With the abounding love of us all
mark.
In Following the Equator there was used an amusing picture showing Mark Twain on his trip around the world. It was a trick photograph made from a picture of Mark Twain taken in a steamer-chair, cut out and combined with a dilapidated negro-cart drawn by a horse and an ox. In it Clemens appears to be sitting luxuriously in the end of the disreputable cart. His companions are two negroes. To the creator of this ingenious effect Mark Twain sent a characteristic acknowledgment.
To T. S. Frisbie
Vienna, Oct. 25, ’97. Mr. T. S. Frisbie,—Dear Sir: The picture has reached me, and has moved me deeply. That was a steady, sympathetic and honorable team, and although it was not swift, and not showy, it pulled me around the globe successfully, and always attracted its proper share of attention, even in the midst of the most costly and fashionable turnouts. Princes and dukes and other experts were always enthused by the harness and could hardly keep from trying to buy it. The barouche does not look as fine, now, as it did earlier-but that was before the earthquake.
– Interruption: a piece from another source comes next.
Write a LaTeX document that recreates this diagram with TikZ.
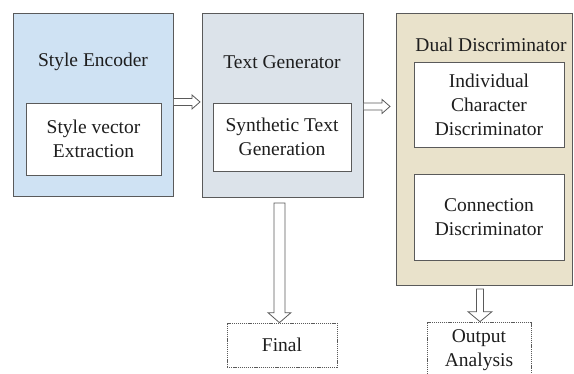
\documentclass[tikz,border=0pt]{standalone}
\usepackage{fontspec}
\setmainfont{Liberation Serif}
\usetikzlibrary{calc}

% block arrow drawn as an outline, start -> tip
\newcommand{\hollowarrowright}[5]{%
    \draw[hollow arrow] let \p1=(#1), \p2=(#2) in
        (\x1,\y1+#3) -- (\x2-#5,\y1+#3) -- (\x2-#5,\y1+#4) -- (\x2,\y1)
        -- (\x2-#5,\y1-#4) -- (\x2-#5,\y1-#3) -- (\x1,\y1-#3);
}
\newcommand{\hollowarrowdown}[5]{%
    \draw[hollow arrow] let \p1=(#1), \p2=(#2) in
        (\x1-#3,\y1) -- (\x1-#3,\y2+#5) -- (\x1-#4,\y2+#5) -- (\x1,\y2)
        -- (\x1+#4,\y2+#5) -- (\x1+#3,\y2+#5) -- (\x1+#3,\y1) -- cycle;
}

\begin{document}
\begin{tikzpicture}[
    x=1pt,
    y=-1pt,
    line join=miter,
    font=\fontsize{19.5}{24}\selectfont
]

\definecolor{EncoderBlue}{HTML}{CFE2F3}
\definecolor{GeneratorGray}{HTML}{DCE3EA}
\definecolor{DiscBeige}{HTML}{E9E2CB}
\definecolor{FrameGray}{HTML}{5A5A5A}
\definecolor{TextDark}{HTML}{1E1E1E}

\tikzset{
    module/.style={
        draw=FrameGray,
        fill=#1,
        line width=0.9pt,
        inner sep=0pt,
        anchor=north west
    },
    inner block/.style={
        draw=FrameGray,
        fill=white,
        line width=0.8pt,
        align=center,
        inner sep=0pt,
        text=TextDark
    },
    result box/.style={
        draw=FrameGray,
        fill=white,
        line width=0.7pt,
        dash pattern=on 1.2pt off 0.9pt,
        align=center,
        inner sep=0pt,
        text=TextDark
    },
    title/.style={
        text=TextDark,
        inner sep=0pt
    },
    hollow arrow/.style={
        draw=FrameGray,
        fill=white,
        line width=0.8pt
    }
}

\useasboundingbox (0,0) rectangle (574,373);
\clip (0,0) rectangle (574,373);

% main modules
\node[module=EncoderBlue, minimum width=160pt, minimum height=183pt] (enc) at (13,13) {};
\node[module=GeneratorGray, minimum width=161pt, minimum height=184pt] (gen) at (202,13) {};
\node[module=DiscBeige, minimum width=176pt, minimum height=272pt] (disc) at (396,13) {};

\node[title] (enctitle) at (93,62) {Style Encoder};
\node[title] (gentitle) at (282,62) {Text Generator};
\node[title] (disctitle) at (491,45) {Dual Discriminator};

% inner blocks
\node[inner block, minimum width=135pt, minimum height=72pt] (extract) at (93.5,139) {Style vector\\Extraction};
\node[inner block, minimum width=138pt, minimum height=68pt] (synth) at (282,137) {Synthetic Text\\Generation};
\node[inner block, minimum width=150pt, minimum height=85pt] (chardisc) at (489,104.5) {Individual\\Character\\Discriminator};
\node[inner block, minimum width=150pt, minimum height=86pt] (conndisc) at (489,217) {Connection\\Discriminator};

% results
\node[result box, minimum width=110pt, minimum height=44pt] (final) at (282,345) {Final};
\node[result box, minimum width=104pt, minimum height=56pt] (analysis) at (479,350) {Output\\Analysis};

% arrows
\hollowarrowright{$(enc.east)+(0,-3)$}{$(gen.west)+(-2,-3)$}{3.5pt}{7pt}{8pt}
\hollowarrowright{$(gen.east)+(0,1)$}{$(disc.west)+(-6,1)$}{3.5pt}{7pt}{8pt}
\hollowarrowdown{$(gen.south)+(-3.5,5)$}{final.north}{5.5pt}{11.5pt}{10pt}
\hollowarrowdown{$(disc.south)+(-4.5,3)$}{analysis.north}{3.5pt}{12pt}{10pt}

\end{tikzpicture}
\end{document}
The portraits of myself and uncle and nephew are very good indeed, and your impressionist reproduction of the palace of the Governor General of India is accurate and full of tender feeling.
I consider that this picture is much more than a work of art. How much more, one cannot say with exactness, but I should think two-thirds more.
Very
truly yours
mark
twain.
Following the Equator was issued by subscription through Mark Twain’s old publishers, the Blisses, of Hartford. The sale of it was large, not only on account of the value of the book itself, but also because of the sympathy of the American people with Mark Twain’s brave struggle to pay his debts. When the newspapers began to print exaggerated stories of the vast profits that were piling up, Bliss became worried, for he thought it would modify the sympathy. He cabled Clemens for a denial, with the following result:
To Frank E. Bliss, in Hartford:
Vienna, Nov. 4, 1897. Dear bliss,—Your cablegram informing me that a report is in circulation which purports to come from me and which says I have recently made $82,000 and paid all my debts has just reached me, and I have cabled back my regret to you that it is not true. I wrote a letter—a private letter—a short time ago, in which I expressed the belief that I should be out of debt within the next twelvemonth. If you make as much as usual for me out of the book, that belief will crystallize into a fact, and I shall be wholly out of debt. I am encoring you now.